This blog contains some simple tips and advice from two regular guys. We're not accountants, financial advisors, or brokers, so follow, ignore, or discuss our ideas as you see fit.

Thursday, November 29, 2007

A Few Quick Tips On Mutual Funds

Posted By Paul

I found a great web page resource for mutual funds that I thought people would find useful. It's:


It lets you look up some great info on a mutual fund for free.

Here are a few key bits of info they provide that I find useful when evaluating a fund:

Front Load %
Deferred Load %

If you don't know what those are, the basic idea is that the front end load is a percentage that is deducted as a fee when you buy the fund (if you invest $1000 into a fund that has a 5% front end load, then $50 comes off the top and $950 actually gets invested). The deferred load is the same idea only it comes out when you sell the investment.

What do I look for? I look for funds that have no loads. There are lots of funds out there that don't charge loads and I have yet to come up with a compelling reason to pay them.

Expense Ratio %

The expense ratio is the percentage of the funds assets that go to administrative fees. What should you look for? Look for funds that have low expense ratios. What should you consider too high? Well I'd look very carefully at any fund that has an expense ratio that is greater than 1%. If the expense ratio is high it better be performing much better than similar funds otherwise I see no point to paying the added expense.

Morningstar Rating

This is how much Morningstar likes the fund. The best rating is 5 stars. Even though Morningstar is not necessarily the final word on funds, I'd look closely at funds that Morningstar doesn't at least rate at 3 stars (they have a detailed description of how they arrive at their rating on their page).

Performance Graph

I really like the graph because it shows the performance of the fund vs. the category of funds in general. If the fund consistently performance below its category I view that as a sign that it isn't a very good fund.

Morningstar Risk

This is just Morningstar's characterization of how risky the fund is (on their page they have the full description of how they determine their risk rating so I won't repeat it here). Looking at this field gives you a quick way to determine if a fund meets your risk tolerance.

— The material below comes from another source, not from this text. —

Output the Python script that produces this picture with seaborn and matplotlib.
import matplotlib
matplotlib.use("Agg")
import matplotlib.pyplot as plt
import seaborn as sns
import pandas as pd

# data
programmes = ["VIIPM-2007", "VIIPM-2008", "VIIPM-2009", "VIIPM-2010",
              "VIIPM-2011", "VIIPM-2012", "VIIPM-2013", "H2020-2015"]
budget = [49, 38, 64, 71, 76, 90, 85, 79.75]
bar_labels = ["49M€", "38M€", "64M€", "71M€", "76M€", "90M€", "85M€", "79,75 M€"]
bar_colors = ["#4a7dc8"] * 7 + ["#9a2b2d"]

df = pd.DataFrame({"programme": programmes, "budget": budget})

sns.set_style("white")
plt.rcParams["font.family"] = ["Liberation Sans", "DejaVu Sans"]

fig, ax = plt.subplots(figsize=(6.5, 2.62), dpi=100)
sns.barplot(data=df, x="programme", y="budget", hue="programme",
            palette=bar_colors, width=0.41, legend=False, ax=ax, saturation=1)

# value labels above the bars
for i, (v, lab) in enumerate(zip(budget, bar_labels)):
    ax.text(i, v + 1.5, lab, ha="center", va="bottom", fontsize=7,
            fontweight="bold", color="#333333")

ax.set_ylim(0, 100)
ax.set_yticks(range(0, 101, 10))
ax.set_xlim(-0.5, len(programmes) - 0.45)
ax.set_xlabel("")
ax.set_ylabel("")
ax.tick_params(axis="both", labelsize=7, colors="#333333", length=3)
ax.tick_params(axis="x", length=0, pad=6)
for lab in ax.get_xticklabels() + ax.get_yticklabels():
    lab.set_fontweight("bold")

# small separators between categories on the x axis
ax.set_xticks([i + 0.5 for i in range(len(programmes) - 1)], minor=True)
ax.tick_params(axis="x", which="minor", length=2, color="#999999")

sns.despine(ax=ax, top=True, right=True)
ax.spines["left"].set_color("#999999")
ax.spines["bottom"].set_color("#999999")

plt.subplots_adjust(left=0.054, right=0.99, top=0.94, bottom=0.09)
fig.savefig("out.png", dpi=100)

When I'm evaluating a fund one of the first things I do is go to Morningstar and see how it looks. I can quickly get an idea on the loads and expenses for the fund, as well as its performance and risk. I can get all of the info I need to make a first glance judgement on a fund on a single page for free!

1 comment:

Matt said...

I'll make my usual pitch for index funds here. They typically have low expense ratios because they track an index and not much trading happens. Also, if you are investing over a long period of time, they tend to outperform the majority of actively managed funds.